The basket was Forrest’s only one of the second half, but the defensive play was part of a critical sequence as the Seminoles (6-1) held on after Purdue led by eight points with 3:43 left.

Purdue (5-2) didn’t score after holding that eight-point lead. That included a pair of missed free-throw attempts by Carsen Edwards, who led the Boilermakers with 24 points on 7 of 19 shooting.

After Forrest gave Florida State the lead, he stole the ball on Purdue’s final possession to seal the victory.

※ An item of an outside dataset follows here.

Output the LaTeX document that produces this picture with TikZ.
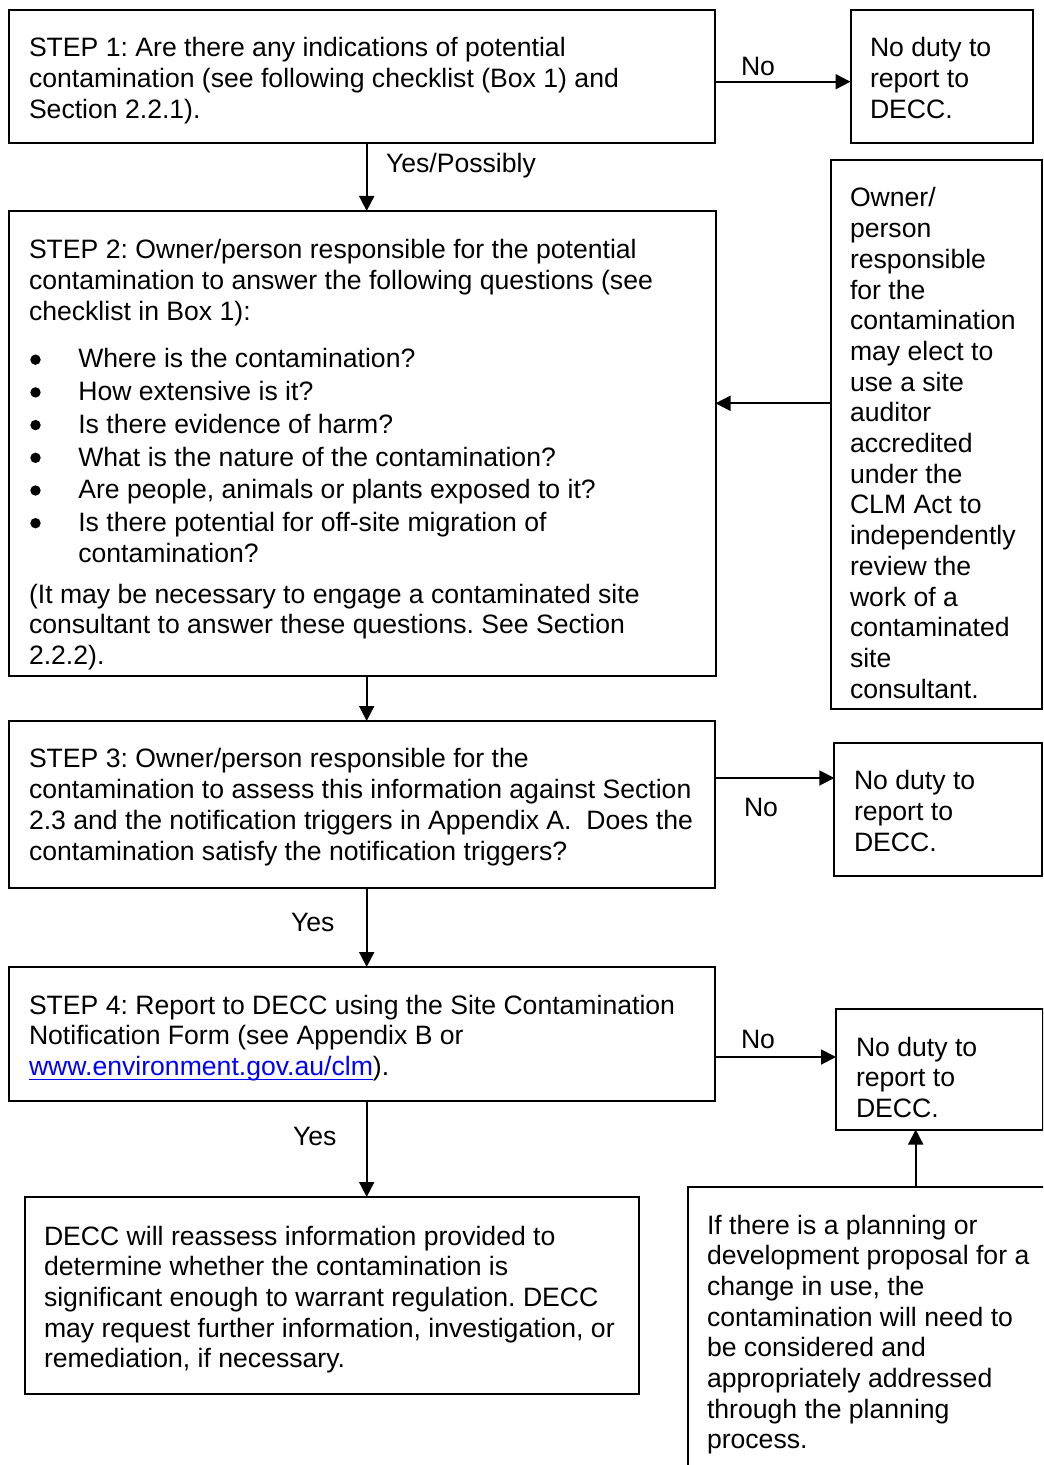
\documentclass[tikz,border=0pt]{standalone}
\usepackage{fontspec}
\setmainfont{Liberation Sans}
\usetikzlibrary{arrows.meta,fit}
\definecolor{linkblue}{RGB}{0,0,255}
\frenchspacing
\newcommand\bul{\makebox[24.65pt][l]{\hspace{0.65pt}\tikz[baseline=0pt]\fill (2.6pt,4.15pt) circle[radius=2.6pt];}}
\newcommand\ulink[1]{\setbox0\hbox{#1}\rlap{\rule[-2.4pt]{\wd0}{0.8pt}}\box0}
\begin{document}
\begin{tikzpicture}[x=0.5pt,y=-0.5pt,
  box/.style={draw, line width=1pt, inner sep=0pt, outer sep=0pt},
  txt/.style={anchor=north west, inner sep=0pt, outer sep=0pt, align=left,
    font=\fontsize{13.3pt}{15.35pt}\selectfont\frenchspacing},
  lbl/.style={anchor=base west, inner sep=0pt, outer sep=0pt,
    font=\fontsize{13.3pt}{15.35pt}\selectfont},
  arr/.style={line width=0.9pt, -{Triangle[length=7.5pt,width=7.5pt]}}]
\useasboundingbox (0,0) rectangle (1043,1465);
\clip (0,0) rectangle (1043,1465);

% boxes
\node[box, fit={(9,10) (715,143.5)}] (s1) {};
\node[box, fit={(850.5,10) (1033.3,143.5)}] (n1) {};
\node[box, fit={(9,211) (715.5,675.5)}] (s2) {};
\node[box, fit={(830.7,160) (1042.3,709)}] (own) {};
\node[box, fit={(9,721) (715,888)}] (s3) {};
\node[box, fit={(834.3,743.3) (1042,875.5)}] (n2) {};
\node[box, fit={(9,967) (715,1101)}] (s4) {};
\node[box, fit={(836,1009) (1042.5,1129.5)}] (n3) {};
\node[box, fit={(25,1197) (639,1394)}] (decc) {};
\node[box, fit={(688,1187) (1060,1480)}] (plan) {};

% texts
\node[txt] (t1) at (29,35.5) {\strut STEP 1: Are there any indications of potential\\contamination (see following checklist (Box 1) and\\Section 2.2.1).};
\node[txt] (tn1) at (870,35.5) {\strut No duty to\\report to\\DECC.};
\node[txt] (t2) at (29,237.5) {\strut STEP 2: Owner/person responsible for the potential\\contamination to answer the following questions (see\\checklist in Box 1):\\[8.45pt]
\bul Where is the contamination?\\[1pt]
\bul How extensive is it?\\[1pt]
\bul Is there evidence of harm?\\[1pt]
\bul What is the nature of the contamination?\\[1pt]
\bul Are people, animals or plants exposed to it?\\[1pt]
\bul Is there potential for off-site migration of\\
\hspace*{24.65pt}contamination?\\[5.15pt]
(It may be necessary to engage a contaminated site\\consultant to answer these questions. See Section\\2.2.2).};
\node[txt] (town) at (850,185.5) {\strut Owner/\\person\\responsible\\for the\\contamination\\may elect to\\use a site\\auditor\\accredited\\under the\\CLM Act to\\independently\\review the\\work of a\\contaminated\\site\\consultant.};
\node[txt] (t3) at (29,746.5) {\strut STEP 3: Owner/person responsible for the\\contamination to assess this information against Section\\2.3 and the notification triggers in Appendix A.\ \ Does the\\contamination satisfy the notification triggers?};
\node[txt] (tn2) at (854,768.5) {\strut No duty to\\report to\\DECC.};
\node[txt] (t4) at (29,992.5) {\strut STEP 4: Report to DECC using the Site Contamination\\Notification Form (see Appendix B or\\\textcolor{linkblue}{\ulink{www.environment.gov.au/clm}}).};
\node[txt] (tn3) at (856,1034.5) {\strut No duty to\\report to\\DECC.};
\node[txt] (tdecc) at (44,1223.5) {\strut DECC will reassess information provided to\\determine whether the contamination is\\significant enough to warrant regulation. DECC\\may request further information, investigation, or\\remediation, if necessary.};
\node[txt] (tplan) at (707,1212.5) {\strut If there is a planning or\\development proposal for a\\change in use, the\\contamination will need to\\be considered and\\appropriately addressed\\through the planning\\process.};

% labels
\node[lbl] (l1) at (741,76) {No};
\node[lbl] (l2) at (386,173) {Yes/Possibly};
\node[lbl] (l3) at (744,816) {No};
\node[lbl] (l4) at (291,931) {Yes};
\node[lbl] (l5) at (741,1048) {No};
\node[lbl] (l6) at (293,1145) {Yes};

% connectors
\draw[arr] (s1.east |- 0,81.7) -- (n1.west |- 0,81.7);
\draw[arr] (s1.south -| 366.7,0) -- (s2.north -| 366.7,0);
\draw[arr] (own.west |- 0,403.3) -- (s2.east |- 0,403.3);
\draw[arr] (s2.south -| 366.7,0) -- (s3.north -| 366.7,0);
\draw[arr] (s3.east |- 0,778) -- (n2.west |- 0,778);
\draw[arr] (s3.south -| 366.7,0) -- (s4.north -| 366.7,0);
\draw[arr] (s4.east |- 0,1057) -- (n3.west |- 0,1057);
\draw[arr] (s4.south -| 366.7,0) -- (decc.north -| 366.7,0);
\draw[arr] (plan.north -| 915.7,0) -- (n3.south -| 915.7,0);
\end{tikzpicture}
\end{document}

Ryan Cline added 21 points, including four 3-pointers after halftime, for Purdue. Cline made 7 of 11 3-pointers as Purdue stormed back from a 16-point deficit late in the first half. Cline and Edwards provided the spark in a 14-2 run and the Boilermakers made 7 of 8 3-pointers to open the half.

M.J. Walker scored 13 points to lead the Seminoles. Forest, Terance Mann, P.J. Savoy and David Nichols had nine points apiece. Mann led Florida State with eight rebounds.

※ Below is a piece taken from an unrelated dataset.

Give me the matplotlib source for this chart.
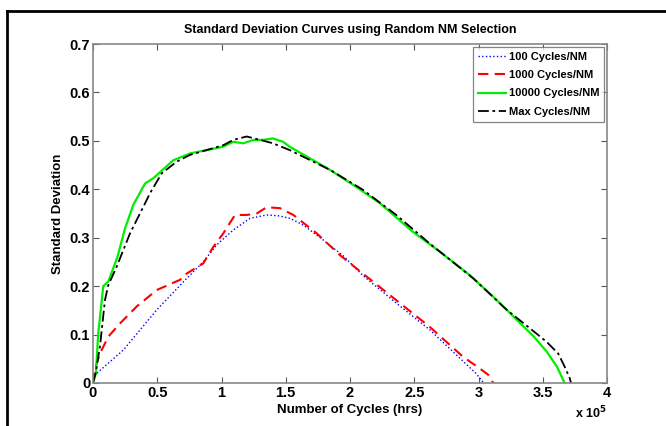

Both teams battled foul trouble. Purdue starting forward Grady Eifert sat on the bench with four fouls, didn’t score and played just 16 minutes. Florida State forward Mfiondu Kabengele fouled out, scoring seven points.

Florida State has won three straight games in the ACC-B1G Ten Challenge, knocking off Minnesota, Rutgers and Purdue in consecutive seasons.


Purdue: The Boilermakers were playing the first of a rigorous five-game stretch that began with Florida State and includes road games against No. 7 Michigan and No. 17 Texas as well as a home game with No. 24 Maryland and a neutral-site game vs. Notre Dame.

Florida State: The Seminoles finish a tough schedule in which they defeated LSU and UAB but lost to Villanova in the AdvoCare Invitational tournament title game. Now FSU can recharge with four days before the next game.


Purdue travels to Michigan on Saturday.

Florida State plays host to Troy on Monday.